À l’Art Café, pour Sonja Neuman, « l’idée était de déplacer le théâtre dans un lieu original », de le faire sortir de la scène classique pour venir à la rencontre du spectateur. Le metteur en scène Lol Margue, lui, a créé un petit bijou d’humour et d’absurde autour de la question de l’identité luxembourgeoise. Dans le réduit du Fort Rubamprez, vestige de la forteresse de la ville, ancienne réserve de munitions transformée en salle de répétition pour les danseurs de l’Institut national des sports, le comédien Claude Engleberg et le jeune gymnaste Rick Husinger interprètent un singulier duo muet mais musical. Le costaud et le fin jeune homme enchaînent les figures dans lesquelles le premier prend le dessus sur le second, qu’il déplace comme un pantin mais qui finit par maîtriser le géant, lui fermant la bouche quand il entonne l’hymne national luxembourgeois. Une drôle de variation amplifiée par les jeux de miroirs du lieu qui interroge la devise du pays : « Mir wëlle bleiwe wat mer sinn » (« Nous voulons rester qui nous sommes »).

À l’autre bout de la ville, dans les frimas sous le kiosque de la Place du Parc de Bonnevoie, Cécilia Guichart s’est emparée, de son côté, des Lettres du Père Noël de J.R.R. Tolkien, l’auteur du Seigneur des anneaux. De savoureux récits de Noël que l’écrivain a écrit pour ses enfants entre 1920 et 1942, censés provenir du fameux barbu. La comédienne souhaitait un univers riche, presque fantastique, qu’elle a trouvé avec cette œuvre, dont elle parle avec enthousiasme : « Le livre est un trésor, richement illustré, et drôle. Par moments, le personnage de l’Ours polaire, complice du Père Noël, s’incruste dans le dessin et y va de ses commentaires... » L’ouvrage comporte aussi des références historiques, à travers le récit des batailles avec les gobelins : « Dans les lettres d’après la première guerre mondiale, le Père Noël explique l’absence de cadeaux, une année, par les démêlés avec les gobelins. J’ai pensé que c’était une jolie explication à la pauvreté que la famille devait subir à cette période... »

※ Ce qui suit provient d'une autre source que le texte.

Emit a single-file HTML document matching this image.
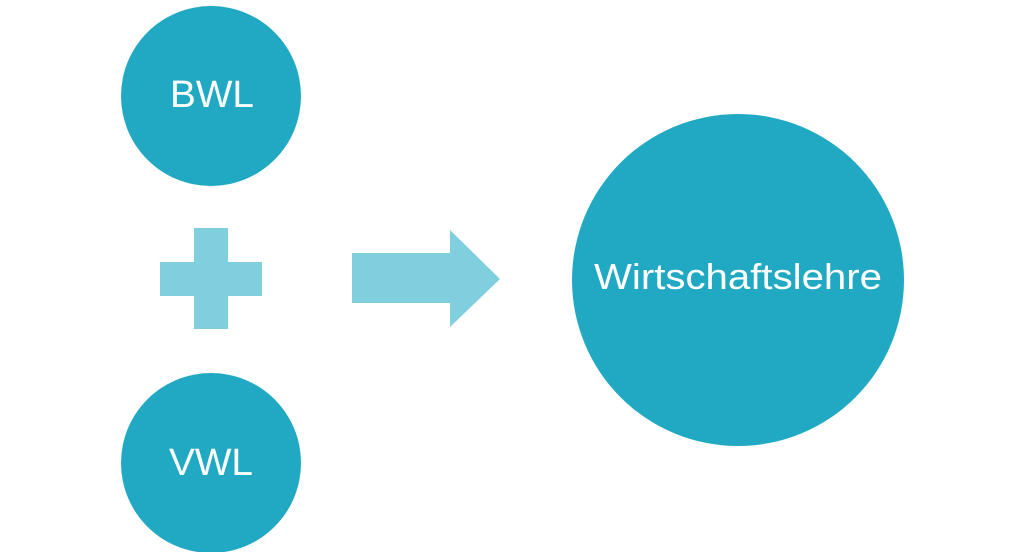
<!DOCTYPE html>
<html><head><meta charset="utf-8"><style>html,body{margin:0;padding:0;background:#fff;}svg{display:block}</style></head>
<body>
<svg width="1024" height="552" viewBox="0 0 1024 552" xmlns="http://www.w3.org/2000/svg">
<rect width="1024" height="552" fill="#fff"/>
<circle cx="211" cy="96" r="90" fill="#21a9c4"/>
<circle cx="211" cy="463" r="90" fill="#21a9c4"/>
<circle cx="738" cy="280" r="166" fill="#21a9c4"/>
<rect x="160" y="262" width="102" height="34" fill="#80cfdf"/>
<rect x="194" y="228" width="34" height="101" fill="#80cfdf"/>
<polygon points="352,253 450,253 450,230 500,279 450,327 450,303 352,303" fill="#80cfdf"/>
<g font-family="Liberation Sans, sans-serif" fill="#fff">
<text x="170" y="107" font-size="38" textLength="84" lengthAdjust="spacingAndGlyphs">BWL</text>
<text x="169" y="475" font-size="38" textLength="84" lengthAdjust="spacingAndGlyphs">VWL</text>
<text x="594" y="289" font-size="36" textLength="288" lengthAdjust="spacingAndGlyphs">Wirtschaftslehre</text>
</g>
</svg>
</body></html>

Ce soir-là, malgré le froid, emmitouflée dans sa doudoune, la comédienne enchaîne les lectures, récit épistolaire d’un conte de Noël. Les spectateurs ne sont pas très nombreux, mais captivés, installés en chapelet le long de l’arrondi du kiosque. Une habitante du quartier, venue avec sa grande fille, confie à l’artiste : « Merci pour cette lecture, c’était formidable, vous m’avez fait rêver ! » L’esprit de Noël souffle à travers la ville...

Knock Knock, une coproduction d’États d’urgence, Maskénada, le Théâtre du Centaure, le Théatre national et Trois C-L ; jusqu’au 24 décembre dans différents lieux de Luxembourg-ville ; pour les horaires et les lieux : www.knock-knock.lu.